If the parent is a mystic and has achieved ontotheological union with the divine, then they may need to be very careful about anything they say at all, as it may well be severely misunderstood by the likes of minors. They may also be very distracted, and have difficulty attending to mundane matters such as child rearing.

If the parent is an atheist, they may want to give their child a tour of the temples at some point, in order to assuage their own sense of overprotectiveness.

What do you mean a base 10 number system is “true”? In what sense is such a thing “true”. It’s a tool. We use it by convention. It’s not a statement or theory about reality. We teach it to our children because it’s best they use the same numbering system as everyone else they’ll come in contact with.

Insert “Gravity” instead of X… Would you still recommend that same speach?

What if you child came to you and told you that he/she no longer believed in gravity? how quickly would you set the kid stright?

Thank you for all your excellent answers and contributions.

Xunzian:

I fully agree about how parents do teach their children, and how their own worldview and values are inculcated as part of normal, moral parenthood. It is however possible to teach children about religion without indoctrinating them to adopt it; I do it myself, as a matter of fact. Morally responsible Christians, I’m sure, also teach their children about other world religions (and atheism) without trying to persuade their child to adopt those faiths. Similarly with politics, your example- it is possible to teach a child about the function of government and even the political ideologies of the various political parties without enrolling them into membership of those parties, but despite your suggestion, this is exactly what happens with parents who indoctrinate children into their faith.

The key point of my argument, which you don’t appear to have addressed, is the deliberate intention of the parent to ensure their child adopts their belief. We have agreed that parents will inevitably inculcate their values in their child’s upbringing whether they mean to or not- but that is totally beside the point here. What I’m talking about, specifically, is the wilful and deliberate effort of parents to influence their child in ways that intentionally encourage their adoption of their faith before the child develops the capacity to make that decision independently for itself. It is the intention here that I find immoral, since it acts purposefully to deprive the child of its own free choice.

Reference your societal counterbalance. Yes, of course, the gravitational force of socio-cultural influence can act to counterbalance a parent’s influence on his children. However, that is also beside the point, since it in no way alters the morality of the parent’s indoctrination. Otherwise you might say society’s Laws morally counterbalance parents who teach their children to be criminals. The parental teaching remains immoral.

Your defence of the morality of suicide cults is bizarre, and I’m afraid I cannot find a way to engage with it. The fact that these cults tend to limit their own evil by killing themselves does not negate their immorality! Nor does contradictory societal culture and law enforcement let them off the moral hook.

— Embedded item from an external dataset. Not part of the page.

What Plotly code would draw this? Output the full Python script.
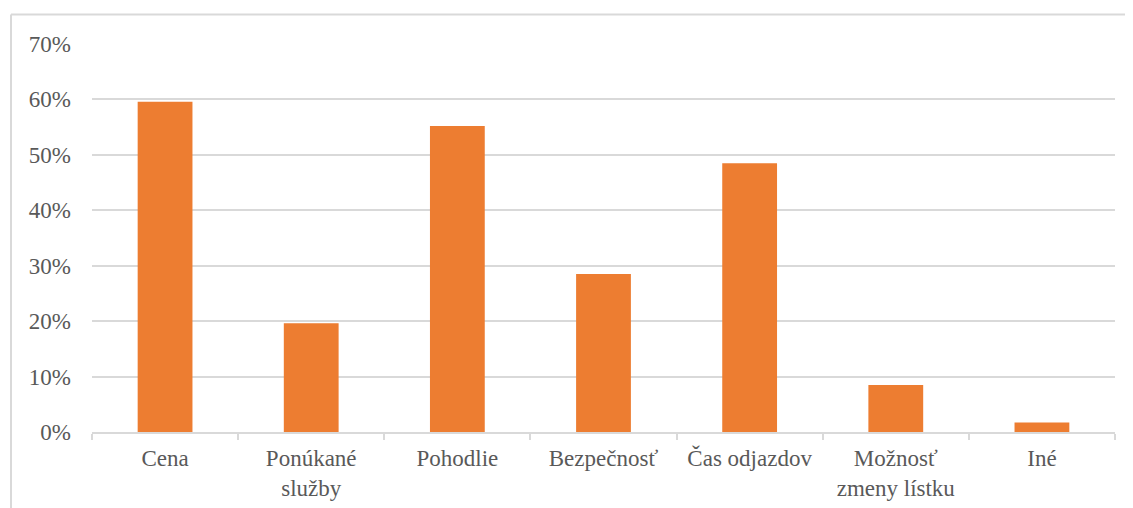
import plotly.graph_objects as go

categories = ["Cena", "Ponúkané<br>služby", "Pohodlie", "Bezpečnosť", "Čas odjazdov",
              "Možnosť<br>zmeny lístku", "Iné"]
values = [0.596, 0.196, 0.552, 0.285, 0.485, 0.085, 0.017]
tick_vals = [0, 0.1, 0.2, 0.3, 0.4, 0.5, 0.6, 0.7]

# page body has an 8px margin, so the figure is laid out in shifted coordinates
W, H = 1133, 508
L, R, T, B = 84, 26, 36, 84

fig = go.Figure()
fig.add_trace(go.Bar(
    x=categories, y=values,
    marker=dict(color="#ED7D31", line=dict(width=0)),
    width=0.375,
))

# chart area border (left and top edges visible)
bx = (3 - L) / (W - L - R)
by = (H - B - 6.5) / (H - T - B)
fig.add_shape(type="line", xref="paper", yref="paper", x0=bx, x1=bx, y0=by, y1=-0.3,
              line=dict(color="#d9d9d9", width=2))
fig.add_shape(type="line", xref="paper", yref="paper", x0=bx, x1=1.1, y0=by, y1=by,
              line=dict(color="#d9d9d9", width=2))

font = dict(family="Liberation Serif, Times New Roman, serif", size=23, color="#595959")
fig.update_layout(
    width=W, height=H, autosize=False,
    margin=dict(l=L, r=R, t=T, b=B),
    paper_bgcolor="white", plot_bgcolor="white",
    showlegend=False, font=font, bargap=0.625,
)
fig.update_xaxes(
    tickson="boundaries", ticks="outside", ticklen=6, tickcolor="#d9d9d9", tickwidth=1.5,
    showline=True, linecolor="#d9d9d9", linewidth=1.5, showgrid=False,
    tickfont=font, ticklabelstandoff=5,
)
fig.update_yaxes(
    range=[0, 0.7], tickvals=tick_vals, tickformat=".0%",
    showgrid=True, gridcolor="#d9d9d9", gridwidth=1.5, zeroline=False,
    showline=False, ticks="", tickfont=font, ticklabelstandoff=20,
)

fig.write_html("out.html")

Of course, parents must teach their children what they themselves sincerely believe to be true, and it would be wrong for them to teach their child to believe what they themselves believe to be untrue. However, I repeat, that is not the question here. Perhaps it’s a too subtle distinction? In any case, I hope you’ll forgive my repetition in trying to convey it one more time.

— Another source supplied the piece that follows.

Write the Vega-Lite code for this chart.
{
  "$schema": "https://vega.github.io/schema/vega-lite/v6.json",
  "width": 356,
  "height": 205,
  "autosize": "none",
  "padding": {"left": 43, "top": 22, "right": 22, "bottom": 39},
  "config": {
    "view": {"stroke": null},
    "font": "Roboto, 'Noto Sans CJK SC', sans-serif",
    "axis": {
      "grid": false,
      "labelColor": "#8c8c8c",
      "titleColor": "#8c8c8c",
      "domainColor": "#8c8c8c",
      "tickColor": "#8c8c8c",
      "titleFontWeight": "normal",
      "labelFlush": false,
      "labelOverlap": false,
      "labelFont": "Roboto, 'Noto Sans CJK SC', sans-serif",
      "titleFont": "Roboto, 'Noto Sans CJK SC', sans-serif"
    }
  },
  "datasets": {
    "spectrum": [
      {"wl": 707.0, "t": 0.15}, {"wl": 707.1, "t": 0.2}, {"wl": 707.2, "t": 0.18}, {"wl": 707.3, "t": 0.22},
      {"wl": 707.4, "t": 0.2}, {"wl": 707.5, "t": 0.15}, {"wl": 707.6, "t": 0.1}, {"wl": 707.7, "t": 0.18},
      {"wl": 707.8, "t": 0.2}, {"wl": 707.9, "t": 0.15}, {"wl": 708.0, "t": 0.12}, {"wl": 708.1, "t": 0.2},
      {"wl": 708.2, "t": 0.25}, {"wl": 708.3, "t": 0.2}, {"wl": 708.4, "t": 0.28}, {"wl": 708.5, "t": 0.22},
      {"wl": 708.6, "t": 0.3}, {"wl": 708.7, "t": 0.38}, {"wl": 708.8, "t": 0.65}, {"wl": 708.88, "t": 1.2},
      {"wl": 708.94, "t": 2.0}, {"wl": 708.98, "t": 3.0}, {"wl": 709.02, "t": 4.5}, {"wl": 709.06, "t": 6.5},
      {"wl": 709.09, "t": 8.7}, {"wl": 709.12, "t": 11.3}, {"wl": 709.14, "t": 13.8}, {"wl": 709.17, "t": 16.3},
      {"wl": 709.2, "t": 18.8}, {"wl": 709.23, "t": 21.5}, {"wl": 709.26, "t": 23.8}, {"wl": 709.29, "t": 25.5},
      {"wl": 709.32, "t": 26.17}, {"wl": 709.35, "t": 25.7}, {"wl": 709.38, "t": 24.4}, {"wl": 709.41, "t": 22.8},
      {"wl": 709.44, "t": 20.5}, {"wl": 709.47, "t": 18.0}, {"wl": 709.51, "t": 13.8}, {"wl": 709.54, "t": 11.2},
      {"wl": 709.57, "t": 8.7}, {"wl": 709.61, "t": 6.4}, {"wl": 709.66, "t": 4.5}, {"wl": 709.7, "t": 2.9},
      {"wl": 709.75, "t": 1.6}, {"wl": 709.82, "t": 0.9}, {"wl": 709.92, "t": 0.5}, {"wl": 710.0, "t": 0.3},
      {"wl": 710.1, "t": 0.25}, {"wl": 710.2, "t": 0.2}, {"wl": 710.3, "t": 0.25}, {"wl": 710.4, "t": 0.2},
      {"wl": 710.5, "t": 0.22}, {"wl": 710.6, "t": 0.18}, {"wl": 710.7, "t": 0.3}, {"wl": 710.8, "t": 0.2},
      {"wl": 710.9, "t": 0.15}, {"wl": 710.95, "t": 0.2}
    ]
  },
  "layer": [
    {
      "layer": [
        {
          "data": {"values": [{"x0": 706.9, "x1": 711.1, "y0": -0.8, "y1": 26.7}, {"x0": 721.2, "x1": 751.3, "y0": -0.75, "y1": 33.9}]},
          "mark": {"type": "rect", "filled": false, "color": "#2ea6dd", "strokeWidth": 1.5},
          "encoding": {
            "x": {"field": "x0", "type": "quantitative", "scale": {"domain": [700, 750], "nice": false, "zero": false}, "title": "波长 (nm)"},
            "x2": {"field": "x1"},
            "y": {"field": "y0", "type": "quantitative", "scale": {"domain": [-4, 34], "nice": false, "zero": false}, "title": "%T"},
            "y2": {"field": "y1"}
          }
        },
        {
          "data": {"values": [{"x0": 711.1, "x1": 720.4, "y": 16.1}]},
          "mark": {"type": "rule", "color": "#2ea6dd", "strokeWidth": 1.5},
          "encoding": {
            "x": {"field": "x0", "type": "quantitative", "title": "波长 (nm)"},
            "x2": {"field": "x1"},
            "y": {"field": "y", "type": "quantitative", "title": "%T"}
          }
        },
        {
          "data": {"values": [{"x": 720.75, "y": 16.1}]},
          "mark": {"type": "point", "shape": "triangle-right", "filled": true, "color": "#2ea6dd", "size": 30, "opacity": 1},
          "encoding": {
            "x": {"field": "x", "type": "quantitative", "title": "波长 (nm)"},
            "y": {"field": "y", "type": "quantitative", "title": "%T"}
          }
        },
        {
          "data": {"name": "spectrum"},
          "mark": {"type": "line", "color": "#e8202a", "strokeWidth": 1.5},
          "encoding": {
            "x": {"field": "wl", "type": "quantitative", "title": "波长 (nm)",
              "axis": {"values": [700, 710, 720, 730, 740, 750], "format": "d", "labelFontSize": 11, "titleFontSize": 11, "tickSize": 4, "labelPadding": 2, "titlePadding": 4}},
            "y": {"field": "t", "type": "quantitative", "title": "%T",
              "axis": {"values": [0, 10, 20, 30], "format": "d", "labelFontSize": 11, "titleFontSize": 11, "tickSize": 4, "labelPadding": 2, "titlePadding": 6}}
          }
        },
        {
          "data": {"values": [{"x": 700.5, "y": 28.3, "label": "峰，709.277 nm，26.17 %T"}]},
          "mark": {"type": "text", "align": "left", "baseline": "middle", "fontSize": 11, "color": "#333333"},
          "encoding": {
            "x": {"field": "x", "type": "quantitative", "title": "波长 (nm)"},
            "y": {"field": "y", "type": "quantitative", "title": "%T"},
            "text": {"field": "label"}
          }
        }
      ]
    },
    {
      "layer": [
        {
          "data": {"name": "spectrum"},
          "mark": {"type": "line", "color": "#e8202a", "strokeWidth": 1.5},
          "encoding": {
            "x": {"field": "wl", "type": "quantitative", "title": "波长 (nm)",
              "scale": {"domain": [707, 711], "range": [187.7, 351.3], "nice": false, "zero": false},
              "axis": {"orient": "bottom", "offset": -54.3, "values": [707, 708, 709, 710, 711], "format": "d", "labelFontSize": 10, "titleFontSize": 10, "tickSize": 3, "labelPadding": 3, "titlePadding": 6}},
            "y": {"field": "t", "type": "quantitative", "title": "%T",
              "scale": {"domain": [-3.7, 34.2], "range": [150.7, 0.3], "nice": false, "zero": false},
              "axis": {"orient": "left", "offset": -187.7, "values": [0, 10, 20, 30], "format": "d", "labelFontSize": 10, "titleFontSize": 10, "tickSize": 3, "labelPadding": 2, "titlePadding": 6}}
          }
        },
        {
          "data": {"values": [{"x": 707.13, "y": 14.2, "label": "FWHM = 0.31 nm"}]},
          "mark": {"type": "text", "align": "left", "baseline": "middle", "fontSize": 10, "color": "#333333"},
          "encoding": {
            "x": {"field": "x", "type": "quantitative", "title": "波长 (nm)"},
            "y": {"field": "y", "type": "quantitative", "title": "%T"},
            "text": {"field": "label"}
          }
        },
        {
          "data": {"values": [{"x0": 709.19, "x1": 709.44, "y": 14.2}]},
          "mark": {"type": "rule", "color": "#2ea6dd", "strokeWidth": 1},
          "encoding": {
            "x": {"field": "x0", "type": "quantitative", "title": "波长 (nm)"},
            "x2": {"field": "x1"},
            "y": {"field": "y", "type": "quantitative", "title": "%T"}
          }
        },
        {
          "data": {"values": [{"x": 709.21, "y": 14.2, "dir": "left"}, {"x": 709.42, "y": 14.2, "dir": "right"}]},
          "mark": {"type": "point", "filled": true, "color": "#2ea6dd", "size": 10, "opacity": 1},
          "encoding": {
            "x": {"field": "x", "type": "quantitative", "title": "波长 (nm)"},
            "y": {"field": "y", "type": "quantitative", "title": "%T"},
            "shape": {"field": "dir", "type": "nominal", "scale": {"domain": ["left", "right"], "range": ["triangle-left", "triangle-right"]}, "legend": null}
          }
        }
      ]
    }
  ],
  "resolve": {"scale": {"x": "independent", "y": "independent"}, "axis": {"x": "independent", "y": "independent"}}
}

The question here is whether it’s morally correct for the parent deliberately to indoctrinate their child to adopt those beliefs in such a way as to deprive that child of freedom of choice.

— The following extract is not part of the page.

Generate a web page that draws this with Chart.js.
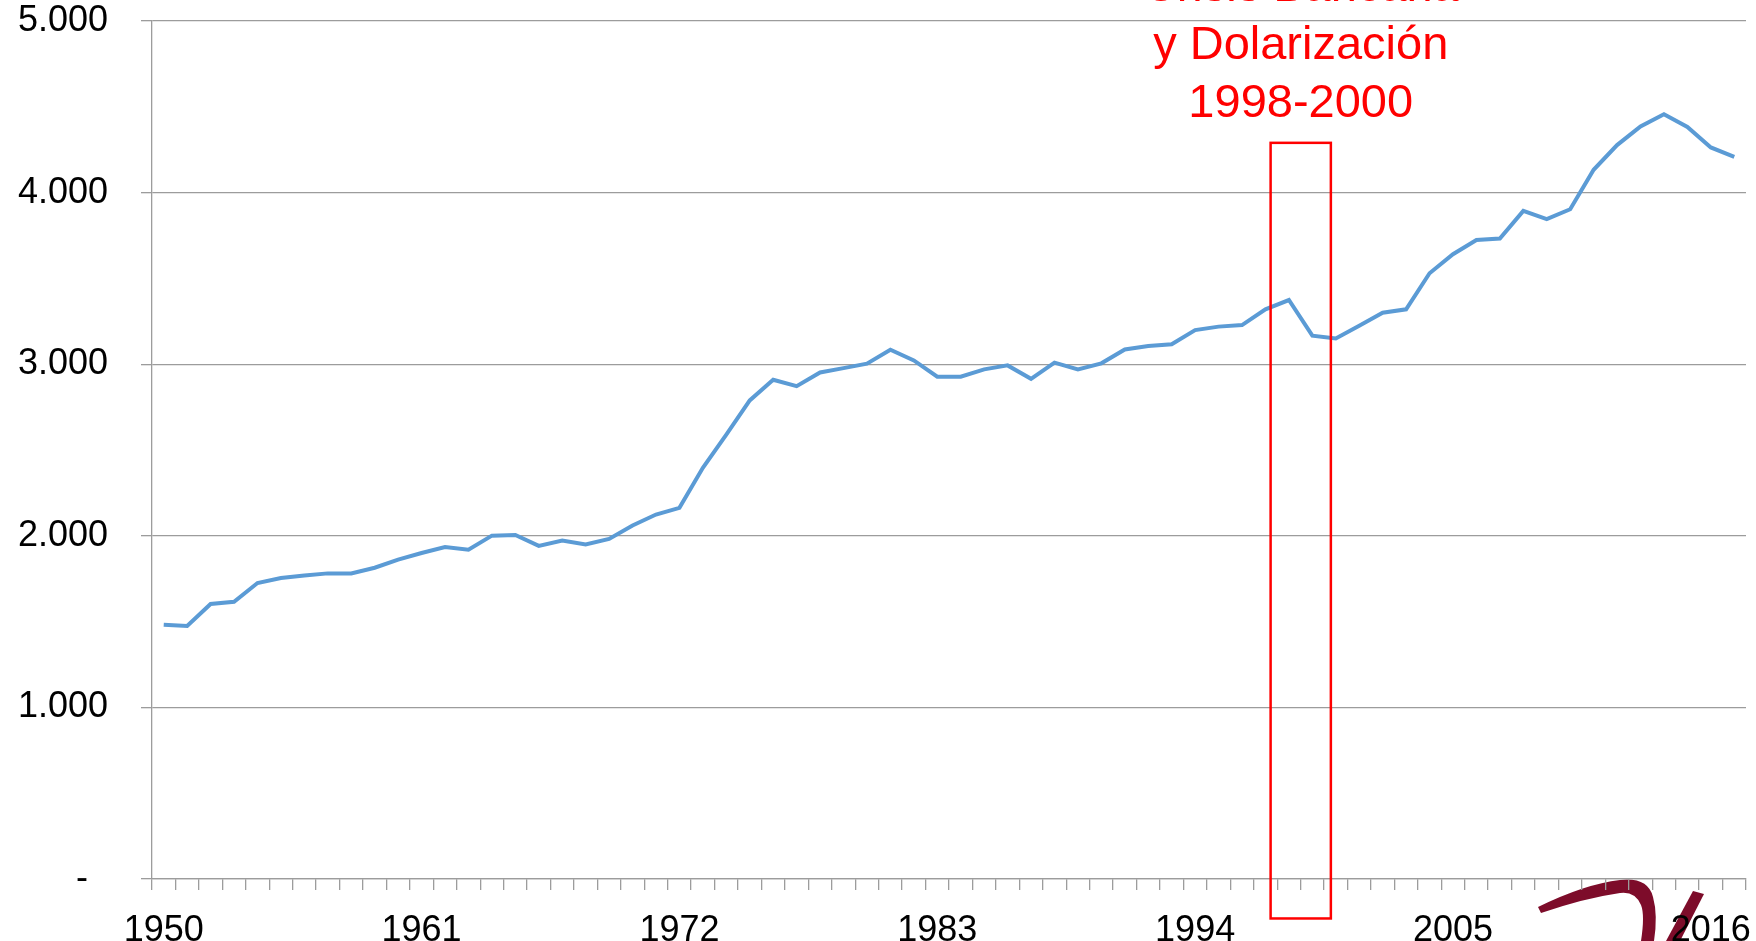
<!DOCTYPE html>
<html>
<head>
<meta charset="utf-8">
<script src="https://cdn.jsdelivr.net/npm/chart.js@4.4.1/dist/chart.umd.min.js"></script>
<style>
  html, body { margin: 0; padding: 0; background: #fff; overflow: hidden; }
  canvas { display: block; }
</style>
</head>
<body>
<canvas id="grafico" width="1756" height="941"></canvas>
<script>
// años (categorías del eje X)
const years = [
  '1950','1951','1952','1953','1954','1955','1956','1957','1958','1959',
  '1960','1961','1962','1963','1964','1965','1966','1967','1968','1969',
  '1970','1971','1972','1973','1974','1975','1976','1977','1978','1979',
  '1980','1981','1982','1983','1984','1985','1986','1987','1988','1989',
  '1990','1991','1992','1993','1994','1995','1996','1997','1998','1999',
  '2000','2001','2002','2003','2004','2005','2006','2007','2008','2009',
  '2010','2011','2012','2013','2014','2015','2016','2017'
];

// valores de la serie
const values = [
  1482, 1474, 1603, 1616, 1725, 1754, 1768, 1781, 1781, 1814,
  1861, 1900, 1935, 1919, 2001, 2005, 1941, 1972, 1949, 1982,
  2060, 2124, 2163, 2396, 2590, 2789, 2909, 2872, 2952, 2977,
  3003, 3084, 3022, 2927, 2927, 2970, 2993, 2915, 3009, 2970,
  3005, 3086, 3106, 3116, 3199, 3219, 3228, 3320, 3374, 3166,
  3150, 3224, 3300, 3320, 3530, 3641, 3724, 3732, 3893, 3845,
  3903, 4133, 4277, 4386, 4457, 4383, 4263, 4208
];

// etiquetas visibles del eje X
const xTickLabels = ['1950', '1961', '1972', '1983', '1994', '2005', '2016'];

// rango del eje Y
const yMin = 0;
const yMax = 5000;
const yStep = 1000;

// texto de la anotación
const annotationLines = ['Crisis Bancaria', 'y Dolarización', '1998-2000'];
const crisisStart = '1998';
const crisisEnd = '2000';

const gris = '#9C9C9C';

// anotación: recuadro rojo y texto
const anotacion = {
  id: 'anotacion',
  afterDraw(chart) {
    const { ctx, scales: { x, y } } = chart;
    const i0 = years.indexOf(crisisStart);
    const i1 = years.indexOf(crisisEnd);
    const left = x.getPixelForValue(i0 - 0.78);
    const right = x.getPixelForValue(i1 - 0.21);
    const top = y.getPixelForValue(4290);
    const bottom = y.getPixelForValue(-230);
    ctx.save();
    ctx.strokeStyle = '#FF0000';
    ctx.lineWidth = 2.5;
    ctx.strokeRect(left, top, right - left, bottom - top);
    ctx.fillStyle = '#FF0000';
    ctx.font = '47px "Liberation Sans", Arial, sans-serif';
    ctx.textAlign = 'center';
    ctx.textBaseline = 'alphabetic';
    const cx = (left + right) / 2;
    let base = top - 26;
    for (let k = annotationLines.length - 1; k >= 0; k--) {
      ctx.fillText(annotationLines[k], cx, base);
      base -= 58;
    }
    ctx.restore();
  }
};

// logo en la esquina inferior derecha
const logo = {
  id: 'logo',
  beforeDraw(chart) {
    const ctx = chart.ctx;
    ctx.save();
    ctx.fillStyle = '#7D0C2A';
    ctx.beginPath();
    ctx.moveTo(1538, 907);
    ctx.quadraticCurveTo(1585, 884, 1620, 880);
    ctx.quadraticCurveTo(1648, 877, 1653, 897);
    ctx.quadraticCurveTo(1658, 915, 1654, 941);
    ctx.lineTo(1641, 941);
    ctx.quadraticCurveTo(1645, 915, 1641, 905);
    ctx.quadraticCurveTo(1635, 891, 1620, 893);
    ctx.quadraticCurveTo(1585, 898, 1541, 913);
    ctx.closePath();
    ctx.fill();
    ctx.beginPath();
    ctx.moveTo(1693, 891);
    ctx.lineTo(1704, 894);
    ctx.lineTo(1680, 941);
    ctx.lineTo(1666, 941);
    ctx.closePath();
    ctx.fill();
    ctx.restore();
  }
};

new Chart(document.getElementById('grafico'), {
  type: 'line',
  data: {
    labels: years,
    datasets: [{
      data: values,
      borderColor: '#5B9BD5',
      borderWidth: 4,
      pointRadius: 0,
      tension: 0,
      fill: false
    }]
  },
  options: {
    responsive: false,
    animation: false,
    layout: { padding: { top: 21, right: 10, left: 0, bottom: 0 } },
    plugins: {
      legend: { display: false },
      tooltip: { enabled: false }
    },
    scales: {
      x: {
        offset: true,
        afterFit(scale) { scale.height = 62; },
        grid: {
          offset: true,
          drawOnChartArea: false,
          drawTicks: true,
          tickLength: 11,
          color: gris,
          lineWidth: 1.3
        },
        border: { display: true, color: gris, width: 1.3 },
        ticks: {
          autoSkip: false,
          maxRotation: 0,
          minRotation: 0,
          padding: 19,
          color: '#000',
          font: { family: '"Liberation Sans", Arial, sans-serif', size: 36 },
          callback(val, idx) {
            return xTickLabels.includes(years[idx]) ? years[idx] : '';
          }
        }
      },
      y: {
        min: yMin,
        max: yMax,
        afterFit(scale) {
          scale.width = 152;
          scale.paddingTop = 0;
          scale.paddingBottom = 0;
        },
        grid: {
          color: gris,
          lineWidth: 1.3,
          drawTicks: true,
          tickLength: 11
        },
        border: { display: true, color: gris, width: 1.3 },
        ticks: {
          stepSize: yStep,
          padding: 33,
          color: '#000',
          font: { family: '"Liberation Sans", Arial, sans-serif', size: 36 },
          callback(v) {
            return v === 0 ? '-  ' : v.toLocaleString('de-DE');
          }
        }
      }
    }
  },
  plugins: [logo, anotacion]
});
</script>
</body>
</html>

(FWIW, I suppose the really big underlying question of morality here hinges on whether you feel the adoption of a religion should or should not be a matter of free choice. I understand most Christians claim we should all be free to choose to allow Jesus Christ into our hearts and lives- that accepting the faith must be a willing and free, informed decision. If so, their indoctrination of their own children is the hypocritical and immoral antithesis of this.)